October 14, 2010

Emptying

I guess a cup is only useful/ For the hollow of its shape
The brokenness in me/ Is the need that holds your grace  
         --"Standing in His Place", c. 2000, Five Foot Six and a Half Music

This lyric from a Justin McRoberts song has often crossed my mind; the images it calls up are ones to ponder. Too often I'm impatient that God isn't using me or having me do what I want to do, only to find out that all of me must be emptied first.

For various reasons, this has been a season of emptying. God scrapes away parts of me I consider essential, I reach a raw state of surrender, then find that all he removed was actually dead weight and not part of his creation. I've added bits here and there over the years... time-tested ideas about myself and about life that are actually lies when I examine them directly.

I begin to see that complete emptying has to happen before a vessel can be filled to serve its true purpose. There is no room for any volume of good if it happens to get mixed with the mud of my pride here, controlling over there, etc.

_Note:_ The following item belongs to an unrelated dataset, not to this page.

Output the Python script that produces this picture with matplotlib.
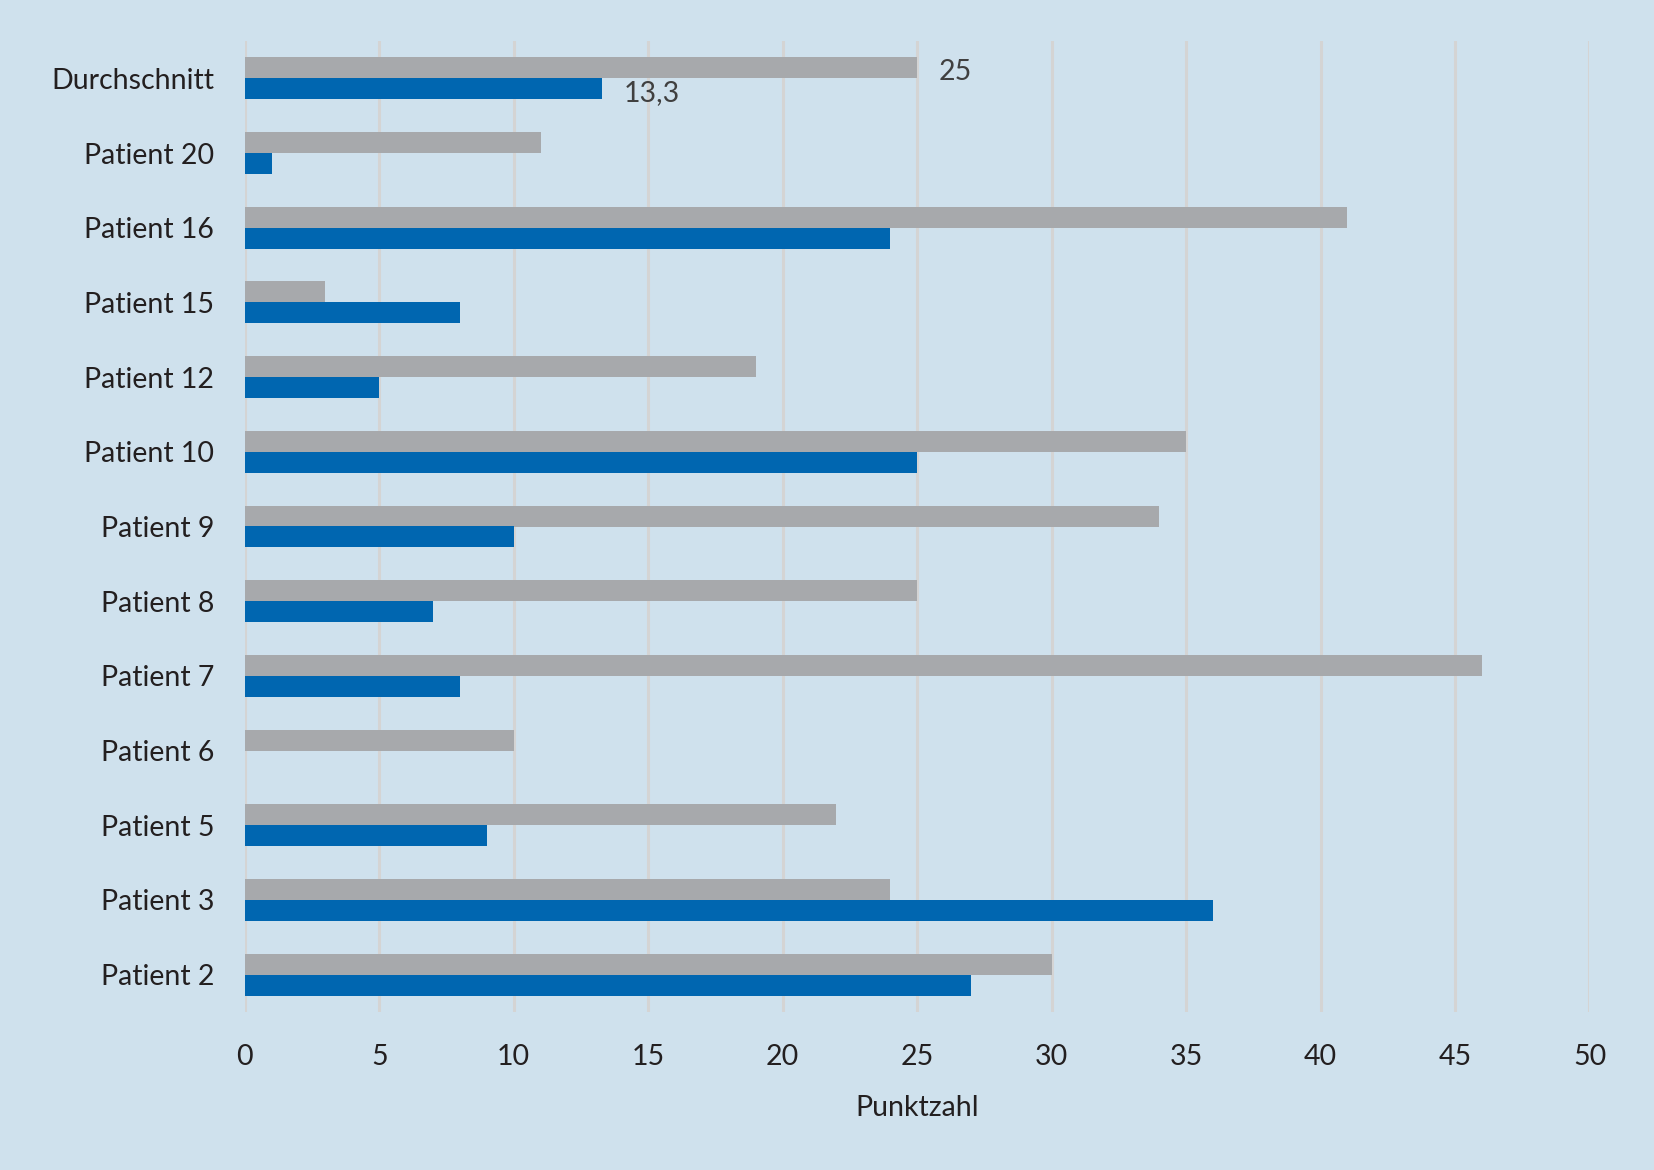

Emptying the pot is only the first step. Once emptied, the pot must be examined for cracks that I've repaired with wax -- injuries and hurts I tried to mend myself so that my life would appear to be whole. When heat comes, those clumsy repairs will quickly dissolve and reveal the underlying brokenness. Only the potter can mend a shattered vessel, because only he builds with truth. His mending is visible; shattering turns into scars -- but the pot is at least useful again. Once the pot is sincere (from the Latin sin cera, or "without wax"), it can be filled to the brim and put through incredible heat without being damaged or even marred.

I dislike the emptying. I loathe the heat that reveals my waxy mends. It isn't fun to find that patches you put in years ago are actually worthless. I'm beginning to see, though, that it isn't a matter of me liking the painful process, but wanting -- truly wanting -- to be filled at some point and serve my purpose.